_Set problem_
Only the lines from the start of the data below through the line that contains "import pandas as pd" are to be copied, exactly and without pictures.

[Begin Data]

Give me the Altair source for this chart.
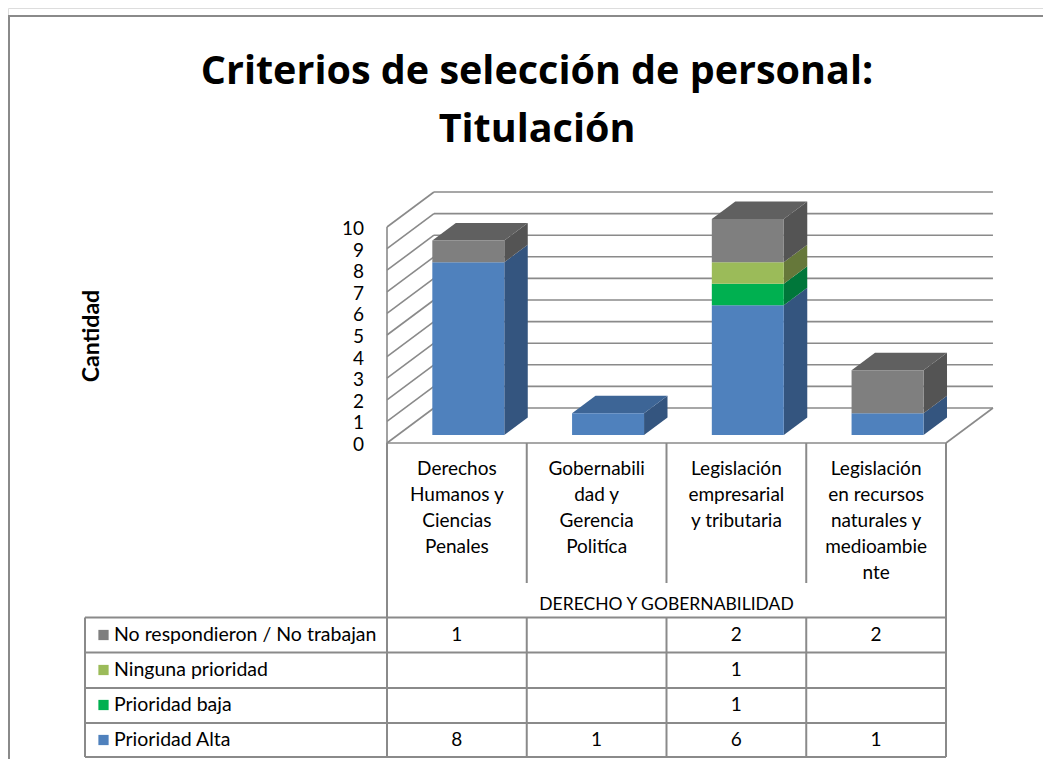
import altair as alt
import pandas as pd

# ---------------- data ----------------
categories = [
    "Derechos Humanos y Ciencias Penales",
    "Gobernabilidad y Gerencia Politíca",
    "Legislación empresarial y tributaria",
    "Legislación en recursos naturales y medioambiente",
]
category_lines = [
    ["Derechos", "Humanos y", "Ciencias", "Penales"],
    ["Gobernabili", "dad y", "Gerencia", "Politíca"],
    ["Legislación", "empresarial", "y tributaria"],
    ["Legislación", "en recursos", "naturales y", "medioambie", "nte"],
]
series = ["Prioridad Alta", "Prioridad baja", "Ninguna prioridad", "No respondieron / No trabajan"]
prioridad_alta = [8, 1, 6, 1]
prioridad_baja = [0, 0, 1, 0]
ninguna_prioridad = [0, 0, 1, 0]
no_respondieron = [1, 0, 2, 2]
values_by_series = [prioridad_alta, prioridad_baja, ninguna_prioridad, no_respondieron]
table_row_order = ["No respondieron / No trabajan", "Ninguna prioridad", "Prioridad baja", "Prioridad Alta"]
group_label = "DERECHO Y GOBERNABILIDAD"
y_ticks = list(range(0, 11))
title_lines = ["Criterios de selección de personal:", "Titulación"]
y_title = "Cantidad"

# ---------------- styles ----------------
FONT = "Lato"
TITLE_FONT = "Open Sans"
front_col = {"Prioridad Alta": "#4F81BD", "Prioridad baja": "#00B050",
             "Ninguna prioridad": "#9BBB59", "No respondieron / No trabajan": "#7F7F7F"}
side_col = {"Prioridad Alta": "#34557F", "Prioridad baja": "#00773A",
            "Ninguna prioridad": "#66783A", "No respondieron / No trabajan": "#545454"}
top_col = {"Prioridad Alta": "#3D6596", "Prioridad baja": "#008A43",
           "Ninguna prioridad": "#7A9345", "No respondieron / No trabajan": "#606060"}
GRID = "#8A8A8A"

# oblique projection constants (fractions of the category / value units)
DXW, DYW = 0.336, 1.62            # full wall depth
DXF, DYF = 0.23 * DXW, 0.23 * DYW  # bar front depth
DXB, DYB = 0.73 * DXW, 0.73 * DYW  # bar back depth
B0, B1 = 0.247, 0.762             # bar extent inside each category band

xs = alt.Scale(domain=[0, 4], range=[379, 938])
ys = alt.Scale(domain=[0, 10], range=[435, 219])

# ---------------- derived tables ----------------
front_rows, side_rows, top_rows = [], [], []
seg = 0
for i in range(len(categories)):
    base = 0
    stack = [(s, vals[i]) for s, vals in zip(series, values_by_series) if vals[i]]
    for k, (s, v) in enumerate(stack):
        top_v = base + v
        front_rows.append(dict(x=i + B0 + DXF, x2=i + B1 + DXF, y=base + DYF, y2=top_v + DYF,
                               fill=front_col[s]))
        side_rows.append(dict(seg=seg, x=i + B1 + DXF, lo=base + DYF, hi=top_v + DYF, fill=side_col[s]))
        side_rows.append(dict(seg=seg, x=i + B1 + DXB, lo=base + DYB, hi=top_v + DYB, fill=side_col[s]))
        if k == len(stack) - 1:
            top_rows.append(dict(seg=seg, y=top_v + DYF, xl=i + B0 + DXF, xr=i + B1 + DXF, fill=top_col[s]))
            top_rows.append(dict(seg=seg, y=top_v + DYB, xl=i + B0 + DXB, xr=i + B1 + DXB, fill=top_col[s]))
        seg += 1
        base = top_v

front_df = pd.DataFrame(front_rows)
side_df = pd.DataFrame(side_rows)
top_df = pd.DataFrame(top_rows)

grid_rows = []
for v in y_ticks:
    grid_rows.append(dict(x=DXW, x2=4 + DXW, y=v + DYW, y2=v + DYW))
    grid_rows.append(dict(x=0, x2=DXW, y=v, y2=v + DYW))
grid_rows.append(dict(x=0, x2=0, y=0, y2=10))
grid_rows.append(dict(x=0, x2=4, y=0, y2=0))
grid_rows.append(dict(x=4, x2=4 + DXW, y=0, y2=DYW))
grid_df = pd.DataFrame(grid_rows)

tick_df = pd.DataFrame({"v": y_ticks, "t": [str(v) for v in y_ticks], "zero": [0] * len(y_ticks)})

# ---------------- 3D bar layers ----------------
grid = alt.Chart(grid_df).mark_rule(color=GRID, strokeWidth=1.6).encode(
    x=alt.X("x:Q", scale=xs, axis=None), x2="x2:Q",
    y=alt.Y("y:Q", scale=ys, axis=None), y2="y2:Q")

front = alt.Chart(front_df).mark_rect().encode(
    x=alt.X("x:Q", scale=xs, axis=None), x2="x2:Q",
    y=alt.Y("y:Q", scale=ys, axis=None), y2="y2:Q",
    fill=alt.Fill("fill:N", scale=None))

side = alt.Chart(side_df).mark_area(orient="vertical", interpolate="linear").encode(
    x=alt.X("x:Q", scale=xs, axis=None),
    y=alt.Y("lo:Q", scale=ys, axis=None), y2="hi:Q",
    detail="seg:N",
    fill=alt.Fill("fill:N", scale=None))

top = alt.Chart(top_df).mark_area(orient="horizontal", interpolate="linear").encode(
    y=alt.Y("y:Q", scale=ys, axis=None),
    x=alt.X("xl:Q", scale=xs, axis=None), x2="xr:Q",
    detail="seg:N",
    fill=alt.Fill("fill:N", scale=None))

ticks = alt.Chart(tick_df).mark_text(font=FONT, fontSize=19, align="right", baseline="middle",
                                     dx=-23, dy=2, color="#000000").encode(
    x=alt.X("zero:Q", scale=xs, axis=None),
    y=alt.Y("v:Q", scale=ys, axis=None), text="t:N")

# ---------------- data table ----------------
ROW_LINES = [609.5, 644.5, 680, 715, 749]   # row boundary pixels
rows_scale = alt.Scale(type="point", domain=table_row_order, range=[627, 732], padding=0)

cells = []
for s, vals in zip(series, values_by_series):
    for i, v in enumerate(vals):
        cells.append(dict(series=s, xc=i + 0.5, t=str(v) if v else ""))
cell_df = pd.DataFrame(cells)

cell_text = alt.Chart(cell_df).mark_text(font=FONT, fontSize=19, baseline="middle", color="#000000").encode(
    x=alt.X("xc:Q", scale=xs, axis=None),
    y=alt.Y("series:N", scale=rows_scale, axis=None), text="t:N")

legend_df = pd.DataFrame({"series": series, "fill": [front_col[s] for s in series]})
legend_sq = alt.Chart(legend_df).mark_square(size=105, opacity=1).encode(
    x=alt.value(95.5),
    y=alt.Y("series:N", scale=rows_scale, axis=None),
    fill=alt.Fill("fill:N", scale=None))
legend_txt = alt.Chart(legend_df).mark_text(font=FONT, fontSize=19.5, align="left", baseline="middle",
                                             color="#000000").encode(
    x=alt.value(106),
    y=alt.Y("series:N", scale=rows_scale, axis=None), text="series:N")

cat_df = pd.DataFrame({"xc": [i + 0.5 for i in range(len(categories))],
                       "t": ["\n".join(l) for l in category_lines]})
cat_txt = alt.Chart(cat_df).mark_text(font=FONT, fontSize=19, baseline="top", lineBreak="\n",
                                      lineHeight=26, color="#000000").encode(
    x=alt.X("xc:Q", scale=xs, axis=None), y=alt.value(452), text="t:N")

grp_txt = alt.Chart(pd.DataFrame({"xc": [2.0], "t": [group_label]})).mark_text(
    font=FONT, fontSize=17.5, baseline="middle", color="#000000").encode(
    x=alt.X("xc:Q", scale=xs, axis=None), y=alt.value(597), text="t:N")

# table lines (layout, pixel positions)
table_h = [alt.Chart(pd.DataFrame({"a": [0]})).mark_rule(color=GRID, strokeWidth=2).encode(
    x=alt.value(77), x2=alt.value(938), y=alt.value(yy)) for yy in ROW_LINES]
outer_v = alt.Chart(pd.DataFrame({"u": [0, 4]})).mark_rule(color=GRID, strokeWidth=2).encode(
    x=alt.X("u:Q", scale=xs, axis=None), y=alt.value(435), y2=alt.value(749))
inner_head_v = alt.Chart(pd.DataFrame({"u": [1, 2, 3]})).mark_rule(color=GRID, strokeWidth=2).encode(
    x=alt.X("u:Q", scale=xs, axis=None), y=alt.value(435), y2=alt.value(575))
inner_row_v = alt.Chart(pd.DataFrame({"u": [1, 2, 3]})).mark_rule(color=GRID, strokeWidth=2).encode(
    x=alt.X("u:Q", scale=xs, axis=None), y=alt.value(609.5), y2=alt.value(749))
table_left = alt.Chart(pd.DataFrame({"a": [0]})).mark_rule(color=GRID, strokeWidth=2).encode(
    x=alt.value(77), y=alt.value(609.5), y2=alt.value(749))

# ---------------- titles & frame ----------------
title1 = alt.Chart(pd.DataFrame({"t": [title_lines[0]]})).mark_text(
    font=TITLE_FONT, fontSize=39.5, fontWeight="bold", baseline="alphabetic",
    color="#000000").encode(x=alt.value(529), y=alt.value(76), text="t:N")
title2 = alt.Chart(pd.DataFrame({"t": [title_lines[1]]})).mark_text(
    font=TITLE_FONT, fontSize=39.5, fontWeight="bold", baseline="alphabetic",
    color="#000000").encode(x=alt.value(529), y=alt.value(134), text="t:N")
ytitle = alt.Chart(pd.DataFrame({"t": [y_title]})).mark_text(
    font=FONT, fontSize=23, fontWeight="bold", angle=270, baseline="middle", color="#000000").encode(
    x=alt.value(84), y=alt.value(328), text="t:N")
frame = alt.Chart(pd.DataFrame({"a": [0]})).mark_rule(color=GRID, strokeWidth=2).encode(
    x=alt.value(0), x2=alt.value(1035), y=alt.value(8))
frame_l = alt.Chart(pd.DataFrame({"a": [0]})).mark_rule(color=GRID, strokeWidth=2).encode(
    x=alt.value(1), y=alt.value(8), y2=alt.value(751))

layers = [grid, side, top, front, ticks, *table_h, outer_v, inner_head_v, inner_row_v, table_left,
          cat_txt, grp_txt, title1, title2, ytitle, frame, frame_l, cell_text, legend_sq, legend_txt]

chart = alt.layer(*layers).resolve_scale(
    y="independent"
).properties(
    width=1035, height=751, padding=0, autosize=alt.AutoSizeParams(type="none")
).configure_view(strokeWidth=0).configure(background="#FFFFFF")

chart.save("out.html", embed_options={"renderer": "svg", "actions": False})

[End Data]

_Solution for this exercise_
Give me the Altair source for this chart.
import altair as alt
import pandas as pd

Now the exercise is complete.